Tue, Feb

Trump, Brexit and the inkjet industry: challenge or opportunity?

At the end of 2016 IMI Europe held a panel discussion with key players in the digital inkjet space on how the changing political landscape might impact the sector.

Here IMI Europe managing director Dr Tim Phillips talks about the issues raised.

At the IMI Europe Digital Printing Conference in Amsterdam, Netherlands, at the end of 2016, part of the conference programme was a panel discussion with industry experts discussing the potential impact of recent political upheavals on the inkjet printing industry. Panel members Marco Boer of IT Strategies, Sander Jansen of Scanlaser (a Dutch book printer using digital technology extensively) and José Luis Ramon of EFI discussed this, with the panel chaired by Mike Willis of Pivotal Resources and IMI Europe.

The first question asked whether, in the US, printshop owners are happy with the election of Trump? Marco Boer said that many owners were happy with this - they tend historically to vote Republican, hoping for lower taxes and less regulation, potentially leading to larger margins. However, economists say that since WW2, every single election that switches party actually has a minor impact as in fact presidents have very little power.

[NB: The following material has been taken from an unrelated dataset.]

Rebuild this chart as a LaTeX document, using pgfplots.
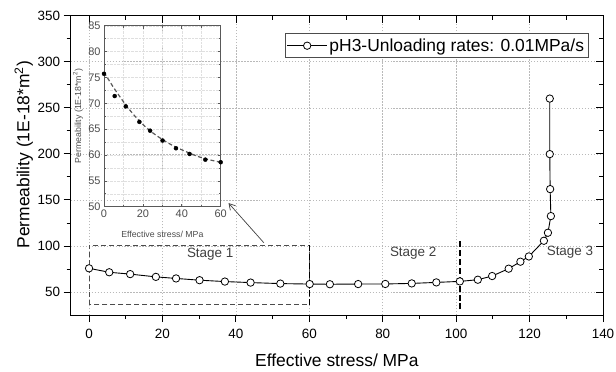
\documentclass[border=0pt]{standalone}
\usepackage{fontspec}
\setmainfont{Liberation Sans}
\usepackage{pgfplots}
\pgfplotsset{compat=1.18}
\usetikzlibrary{arrows.meta}

\begin{document}
\begin{tikzpicture}
\path[use as bounding box] (-70.7bp,-57bp) rectangle (545.3bp,315bp);
\begin{axis}[
  at={(0,0)}, anchor=south west, scale only axis,
  width=532.3bp, height=299.3bp,
  xmin=-5, xmax=140, ymin=25, ymax=350,
  xtick={0,20,...,140}, ytick={50,100,...,350},
  minor x tick num=1, minor y tick num=1,
  xtick pos=left, ytick pos=left, tick align=outside,
  major tick length=7bp, minor tick length=4bp,
  tick style={black, line width=0.8pt},
  axis line style={line width=1pt},
  grid=major,
  major grid style={gray!55, dash pattern=on 1.5pt off 1.5pt, line width=0.5pt},
  ticklabel style={font=\fontsize{13.5}{15}\selectfont},
  xticklabel style={yshift=-4bp},
  /pgf/number format/assume math mode=true,
  xlabel={Effective stress/ MPa},
  ylabel={Permeability (1E-18*m\textsuperscript{2})},
  label style={font=\fontsize{17.5}{20}\selectfont},
  xlabel style={at={(axis description cs:0.5,-0.152)}, anchor=center},
  ylabel style={at={(axis description cs:-0.088,0.535)}, anchor=center},
  legend style={at={(axis description cs:0.9724,0.941)}, anchor=north east,
    draw=gray!60!black, line width=0.6pt, font=\fontsize{17.5}{20}\selectfont,
    inner xsep=2pt, inner ysep=3pt},
  legend image code/.code={\draw[mark repeat=2,mark phase=2] plot coordinates {(0cm,0cm) (0.7cm,0cm) (1.4cm,0cm)};},
]
\addplot[black, line width=0.9pt, mark=*, mark size=3.7bp,
  mark options={fill=white, draw=black, line width=0.8pt}] coordinates {
(0,75.7)(5.5,71.4)(11.2,69.4)(18.2,66.4)(23.7,64.7)(30.1,62.8)(37,61.3)(44,60.2)
(52.1,59.1)(60.1,58.6)(65.6,58.4)(73.3,58.6)(80.7,58.7)(87.9,59.3)(94.6,60.4)
(101,61.5)(105.9,63.3)(109.8,67.3)(114.3,75.3)(117.5,82.9)(119.8,88.6)
(123.9,105.6)(125,114.3)(125.8,132.4)(125.6,161.7)(125.5,199.7)(125.5,260)
};
\addlegendentry{pH3-Unloading rates: 0.01MPa/s}
\draw[gray!60!black, dash pattern=on 5pt off 3pt, line width=0.8pt] (axis cs:0,36) rectangle (axis cs:60,101);
\draw[black, dash pattern=on 6pt off 3pt, line width=1.4pt] (axis cs:60,36)--(axis cs:60,101);
\draw[black, dash pattern=on 6pt off 3pt, line width=1.4pt] (axis cs:101,31)--(axis cs:101,107);
\node[font=\fontsize{13.5}{15}\selectfont, text=black!75] at (axis cs:33,90.5) {Stage 1};
\node[font=\fontsize{13.5}{15}\selectfont, text=black!75] at (axis cs:88.3,92.6) {Stage 2};
\node[font=\fontsize{13.5}{15}\selectfont, text=black!75] at (axis cs:131,93.7) {Stage 3};
\draw[-{Straight Barb[length=6pt,width=7pt]}, line width=0.7pt, black!75] (axis cs:47.6,103.5)--(axis cs:38,146.5);
\end{axis}
\begin{axis}[
  at={(0,0)}, anchor=south west, scale only axis,
  width=532.3bp, height=299.3bp,
  xmin=-5, xmax=140, ymin=25, ymax=350,
  xtick={0,20,...,140}, ytick={50,100,...,350},
  minor x tick num=1, minor y tick num=1,
  xtick pos=right, ytick pos=right, tick align=inside,
  major tick length=7bp, minor tick length=4bp,
  tick style={black, line width=0.8pt},
  axis line style={line width=1pt},
  xticklabels={}, yticklabels={},
]
\end{axis}
\begin{axis}[
  at={(33.3bp,108.3bp)}, anchor=south west, scale only axis,
  width=116.7bp, height=181bp,
  xmin=0, xmax=60, ymin=50, ymax=85,
  xtick={0,20,40,60}, ytick={50,55,...,85},
  minor x tick num=1, minor y tick num=1,
  tick align=inside, major tick length=3bp, minor tick length=2bp,
  tick style={gray!70!black, line width=0.6pt},
  grid=both, grid style={gray!25, densely dotted, line width=0.4pt},
  axis line style={gray!70!black, line width=0.8pt},
  ticklabel style={font=\fontsize{11}{12}\selectfont, text=black!70},
  /pgf/number format/assume math mode=true,
  xlabel={Effective stress/ MPa},
  ylabel={Permeability (1E-18*m\textsuperscript{2})},
  label style={font=\fontsize{8.8}{10}\selectfont, text=black!70},
  xlabel style={at={(axis description cs:0.5,-0.151)}, anchor=center},
  ylabel style={at={(axis description cs:-0.223,0.5)}, anchor=center},
  clip marker paths=false,
]
\addplot[gray!70!black, dash pattern=on 4pt off 2.5pt, line width=1.2pt, smooth] coordinates {
(0,76)(5,73)(10,70.3)(15,67.9)(20,65.9)(25,64.3)(30,63.0)(35,61.9)(40,61.0)(45,60.2)(50,59.5)(55,59.0)(60,58.6)
};
\addplot[only marks, mark=*, mark size=2bp, black] coordinates {
(0,75.7)(5.5,71.4)(11.2,69.4)(18.2,66.4)(23.7,64.7)(30.1,62.8)(37,61.3)(44,60.2)(52.1,59.1)(60,58.6)
};
\end{axis}
\end{tikzpicture}
\end{document}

Half of the current US government budget pays for healthcare, pensions and the national debt, and this is expected to rise to 70% in the next ten years with demographic changes, so there is very little room to move in reducing taxes. In addition the expectation is that any move to leave agreements like NAFTA are likely to be hamstrung by legal obstruction from industries that may lose out, so there may be much less and slower change that that expected. Many producers who have invested in meeting environmental, health and safety and other regulations would be against removing these, as they reduce competition from lower cost producers.

An audience member asked if trade barriers would be good for the inkjet industry - given they encourage production local to consumption, perhaps this is positive for digital printing? Another question was about acquisitions in the industry, many across borders. Will the political changes affect this? Boer felt that this would not be an issue - actually the issue for a company like EFI is the ‘low hanging fruit’ being used up, creating a challenge for it to continue to grow as expected.

Willis was asked whether patent law might be affected by political change. He argued that patent authorities cooperate extensively across borders currently, making it easier for large companies to protect their investments worldwide, and believes that the interest these companies have in maintaining this structure means there will be strong resistance to any break down in this cooperation.

Another audience member asked whether, if the much talked about ‘walls’ were built around the US, would it be a chance for the rest of the world to trade and fill the gap left by a more insular US? Boer thought that Latin America for example would be encouraged to do more of its own printing, rather than trading with Europe to replace the US - more local production as previously mentioned, which may be a positive for the inkjet industry.

The feeling was that the UK is in a paralysed situation currently with a ‘phoney war’ in place over Brexit. Apart from the large drop in the value of the pound - which favours UK exporters in the short term - there is a great deal of uncertainty over what will actually happen.

An immediate impact is from research groups in UK universities being frozen out of new collaborative bids due to the expected withdrawal from the EU. One view from the audience was ‘nobody has done anything silly yet, but they will!’ and that many of the negative predictions of the consequences of Brexit will come to pass, but have simply been delayed during arguments about triggering Article 50.

The final question that was asked considered whether the Brexit vote had changed perceptions from outside the UK about Britain and what it stands for, and by implication what British companies stand for.

Jansen felt that doing business together was down to relationships between people, and hence political decisions would have little impact on strong business relationships. Boer argued that the UK decision was part of a global rebellion against some changes happening in the world, and that other countries would also swing to the right in the next years. Ramon hoped that the uncertainty would be resolved as soon as possible so that business could continue.